_WRITTEN PROBLEM_
Repeat the material verbatim. Images are excluded from the copy.

_RECORDED DATA_
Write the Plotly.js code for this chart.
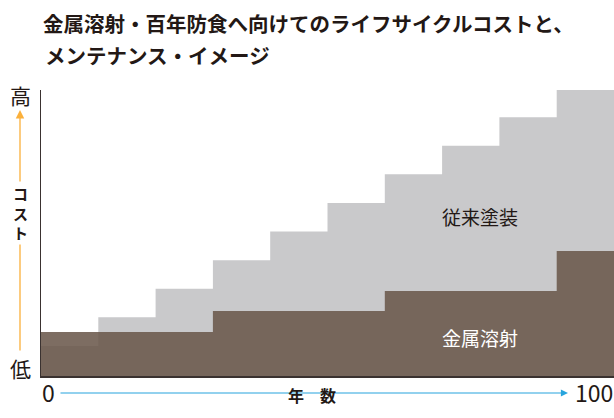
<!DOCTYPE html>
<html>
<head>
<meta charset="utf-8">
<script src="https://cdn.plot.ly/plotly-3.0.1.min.js"></script>
<style>html,body{margin:0;padding:0;background:#fff;}#chart{width:614px;height:418px;}</style>
</head>
<body>
<div id="chart"></div>
<script>
// Years (step boundaries)
const years = [0, 10, 20, 30, 40, 50, 60, 70, 80, 90, 100];
// Conventional painting cumulative cost (relative units)
const conventionalCost = [1.05, 2.05, 3.05, 4.05, 5.05, 6.05, 7.05, 8.05, 9.05, 10, 10];
// Metal spraying cumulative cost (relative units)
const sprayCost = [1.54, 1.54, 1.54, 2.27, 2.27, 2.27, 2.97, 2.97, 2.97, 4.37, 4.37];
const seriesNames = ['従来塗装', '金属溶射'];
const titleLines = ['金属溶射・百年防食へ向けてのライフサイクルコストと、', 'メンテナンス・イメージ'];
const xAxisLabel = '年　数';
const yAxisLabel = 'コスト';
const yHigh = '高', yLow = '低';
const xStart = '0', xEnd = '100';

const JP = '"Noto Sans CJK JP", "Noto Sans", sans-serif';
const textColor = '#231815';
const titleFont = {family: JP, size: 20.5, color: textColor, weight: 'bold'};

const traces = [
  {
    x: years, y: conventionalCost, type: 'scatter', mode: 'lines',
    line: {shape: 'hv', width: 0, color: '#c9c9cb'},
    fill: 'tozeroy', fillcolor: '#c9c9cb', name: seriesNames[0], hoverinfo: 'skip'
  },
  {
    x: years, y: sprayCost, type: 'scatter', mode: 'lines',
    line: {shape: 'hv', width: 0, color: 'rgba(106,87,75,0.87)'},
    fill: 'tozeroy', fillcolor: 'rgba(106,87,75,0.87)', name: seriesNames[1], hoverinfo: 'skip'
  }
];

const layout = {
  width: 614, height: 418,
  margin: {l: 41, r: 0, t: 90, b: 42},
  paper_bgcolor: '#fff', plot_bgcolor: '#fff',
  showlegend: false,
  title: {
    text: titleLines[0],
    font: titleFont,
    x: 43 / 614, xanchor: 'left', xref: 'container',
    y: 1 - 25 / 418, yanchor: 'middle', yref: 'container'
  },
  xaxis: {
    range: [0, 100], showgrid: false, zeroline: false, showticklabels: false, ticks: '',
    showline: true, linecolor: '#3a3230', linewidth: 1.5, fixedrange: true
  },
  yaxis: {
    range: [0, 10], showgrid: false, zeroline: false, showticklabels: false, ticks: '',
    showline: true, linecolor: '#3a3230', linewidth: 1.5, fixedrange: true
  },
  annotations: [
    // title second line
    {x: 2 / 573, y: (376 - 55) / 286, xref: 'paper', yref: 'paper', text: titleLines[1],
     showarrow: false, xanchor: 'left', yanchor: 'middle', font: titleFont},
    // series labels
    {x: 76.6, y: 5.56, xref: 'x', yref: 'y', text: seriesNames[0], showarrow: false,
     xanchor: 'center', yanchor: 'middle',
     font: {family: JP, size: 19, color: textColor}},
    {x: 76.6, y: 1.33, xref: 'x', yref: 'y', text: seriesNames[1], showarrow: false,
     xanchor: 'center', yanchor: 'middle',
     font: {family: JP, size: 19, color: '#ffffff'}},
    // x axis arrow
    {x: (568 - 41) / 573, y: -17 / 286, xref: 'paper', yref: 'paper', text: '',
     showarrow: true, ax: -509, ay: 0, arrowhead: 2, arrowsize: 1.3, arrowwidth: 1.1,
     arrowcolor: '#27a4dd'},
    // x axis title
    {x: (312 - 41) / 573, y: -19 / 286, xref: 'paper', yref: 'paper', text: xAxisLabel,
     showarrow: false, xanchor: 'center', yanchor: 'middle',
     font: {family: JP, size: 16, color: textColor, weight: 'bold'}},
    // 0 and 100
    {x: 0, y: -16 / 286, xref: 'x', yref: 'paper', text: xStart, showarrow: false,
     xanchor: 'left', yanchor: 'middle', xshift: -1,
     font: {family: JP, size: 23, color: textColor}},
    {x: 100, y: -16 / 286, xref: 'x', yref: 'paper', text: xEnd, showarrow: false,
     xanchor: 'right', yanchor: 'middle', xshift: 1,
     font: {family: JP, size: 23, color: textColor}},
    // y axis arrow
    {x: 0, y: (376 - 110) / 286, xref: 'paper', yref: 'paper', xshift: -21, text: '',
     showarrow: true, ax: 0, ay: 242, arrowhead: 2, arrowsize: 1.3, arrowwidth: 1.3,
     arrowcolor: '#fbb03b'},
    // y axis title vertical
    {x: 0, y: (376 - 213) / 286, xref: 'paper', yref: 'paper', xshift: -21,
     xanchor: 'center', yanchor: 'middle',
     text: yAxisLabel.split('').join('<br>'), showarrow: false, bgcolor: '#ffffff',
     font: {family: JP, size: 15, color: textColor, weight: 'bold'}},
    // high / low
    {x: 0, y: (376 - 95) / 286, xref: 'paper', yref: 'paper', xshift: -21, text: yHigh,
     xanchor: 'center', yanchor: 'middle',
     showarrow: false, font: {family: JP, size: 21, color: textColor}},
    {x: 0, y: (376 - 368) / 286, xref: 'paper', yref: 'paper', xshift: -21, text: yLow,
     xanchor: 'center', yanchor: 'middle',
     showarrow: false, font: {family: JP, size: 21, color: textColor}}
  ]
};

Plotly.newPlot('chart', traces, layout, {displayModeBar: false, staticPlot: true});
</script>
</body>
</html>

_CORRECT ANSWER_
Write the Plotly.js code for this chart.
<!DOCTYPE html>
<html>
<head>
<meta charset="utf-8">
<script src="https://cdn.plot.ly/plotly-3.0.1.min.js"></script>
<style>html,body{margin:0;padding:0;background:#fff;}#chart{width:614px;height:418px;}</style>
</head>
<body>
<div id="chart"></div>
<script>
// Years (step boundaries)
const years = [0, 10, 20, 30, 40, 50, 60, 70, 80, 90, 100];
// Conventional painting cumulative cost (relative units)
const conventionalCost = [1.05, 2.05, 3.05, 4.05, 5.05, 6.05, 7.05, 8.05, 9.05, 10, 10];
// Metal spraying cumulative cost (relative units)
const sprayCost = [1.54, 1.54, 1.54, 2.27, 2.27, 2.27, 2.97, 2.97, 2.97, 4.37, 4.37];
const seriesNames = ['従来塗装', '金属溶射'];
const titleLines = ['金属溶射・百年防食へ向けてのライフサイクルコストと、', 'メンテナンス・イメージ'];
const xAxisLabel = '年　数';
const yAxisLabel = 'コスト';
const yHigh = '高', yLow = '低';
const xStart = '0', xEnd = '100';

const JP = '"Noto Sans CJK JP", "Noto Sans", sans-serif';
const textColor = '#231815';
const titleFont = {family: JP, size: 20.5, color: textColor, weight: 'bold'};

const traces = [
  {
    x: years, y: conventionalCost, type: 'scatter', mode: 'lines',
    line: {shape: 'hv', width: 0, color: '#c9c9cb'},
    fill: 'tozeroy', fillcolor: '#c9c9cb', name: seriesNames[0], hoverinfo: 'skip'
  },
  {
    x: years, y: sprayCost, type: 'scatter', mode: 'lines',
    line: {shape: 'hv', width: 0, color: 'rgba(106,87,75,0.87)'},
    fill: 'tozeroy', fillcolor: 'rgba(106,87,75,0.87)', name: seriesNames[1], hoverinfo: 'skip'
  }
];

const layout = {
  width: 614, height: 418,
  margin: {l: 41, r: 0, t: 90, b: 42},
  paper_bgcolor: '#fff', plot_bgcolor: '#fff',
  showlegend: false,
  title: {
    text: titleLines[0],
    font: titleFont,
    x: 43 / 614, xanchor: 'left', xref: 'container',
    y: 1 - 25 / 418, yanchor: 'middle', yref: 'container'
  },
  xaxis: {
    range: [0, 100], showgrid: false, zeroline: false, showticklabels: false, ticks: '',
    showline: true, linecolor: '#3a3230', linewidth: 1.5, fixedrange: true
  },
  yaxis: {
    range: [0, 10], showgrid: false, zeroline: false, showticklabels: false, ticks: '',
    showline: true, linecolor: '#3a3230', linewidth: 1.5, fixedrange: true
  },
  annotations: [
    // title second line
    {x: 2 / 573, y: (376 - 55) / 286, xref: 'paper', yref: 'paper', text: titleLines[1],
     showarrow: false, xanchor: 'left', yanchor: 'middle', font: titleFont},
    // series labels
    {x: 76.6, y: 5.56, xref: 'x', yref: 'y', text: seriesNames[0], showarrow: false,
     xanchor: 'center', yanchor: 'middle',
     font: {family: JP, size: 19, color: textColor}},
    {x: 76.6, y: 1.33, xref: 'x', yref: 'y', text: seriesNames[1], showarrow: false,
     xanchor: 'center', yanchor: 'middle',
     font: {family: JP, size: 19, color: '#ffffff'}},
    // x axis arrow
    {x: (568 - 41) / 573, y: -17 / 286, xref: 'paper', yref: 'paper', text: '',
     showarrow: true, ax: -509, ay: 0, arrowhead: 2, arrowsize: 1.3, arrowwidth: 1.1,
     arrowcolor: '#27a4dd'},
    // x axis title
    {x: (312 - 41) / 573, y: -19 / 286, xref: 'paper', yref: 'paper', text: xAxisLabel,
     showarrow: false, xanchor: 'center', yanchor: 'middle',
     font: {family: JP, size: 16, color: textColor, weight: 'bold'}},
    // 0 and 100
    {x: 0, y: -16 / 286, xref: 'x', yref: 'paper', text: xStart, showarrow: false,
     xanchor: 'left', yanchor: 'middle', xshift: -1,
     font: {family: JP, size: 23, color: textColor}},
    {x: 100, y: -16 / 286, xref: 'x', yref: 'paper', text: xEnd, showarrow: false,
     xanchor: 'right', yanchor: 'middle', xshift: 1,
     font: {family: JP, size: 23, color: textColor}},
    // y axis arrow
    {x: 0, y: (376 - 110) / 286, xref: 'paper', yref: 'paper', xshift: -21, text: '',
     showarrow: true, ax: 0, ay: 242, arrowhead: 2, arrowsize: 1.3, arrowwidth: 1.3,
     arrowcolor: '#fbb03b'},
    // y axis title vertical
    {x: 0, y: (376 - 213) / 286, xref: 'paper', yref: 'paper', xshift: -21,
     xanchor: 'center', yanchor: 'middle',
     text: yAxisLabel.split('').join('<br>'), showarrow: false, bgcolor: '#ffffff',
     font: {family: JP, size: 15, color: textColor, weight: 'bold'}},
    // high / low
    {x: 0, y: (376 - 95) / 286, xref: 'paper', yref: 'paper', xshift: -21, text: yHigh,
     xanchor: 'center', yanchor: 'middle',
     showarrow: false, font: {family: JP, size: 21, color: textColor}},
    {x: 0, y: (376 - 368) / 286, xref: 'paper', yref: 'paper', xshift: -21, text: yLow,
     xanchor: 'center', yanchor: 'middle',
     showarrow: false, font: {family: JP, size: 21, color: textColor}}
  ]
};

Plotly.newPlot('chart', traces, layout, {displayModeBar: false, staticPlot: true});
</script>
</body>
</html>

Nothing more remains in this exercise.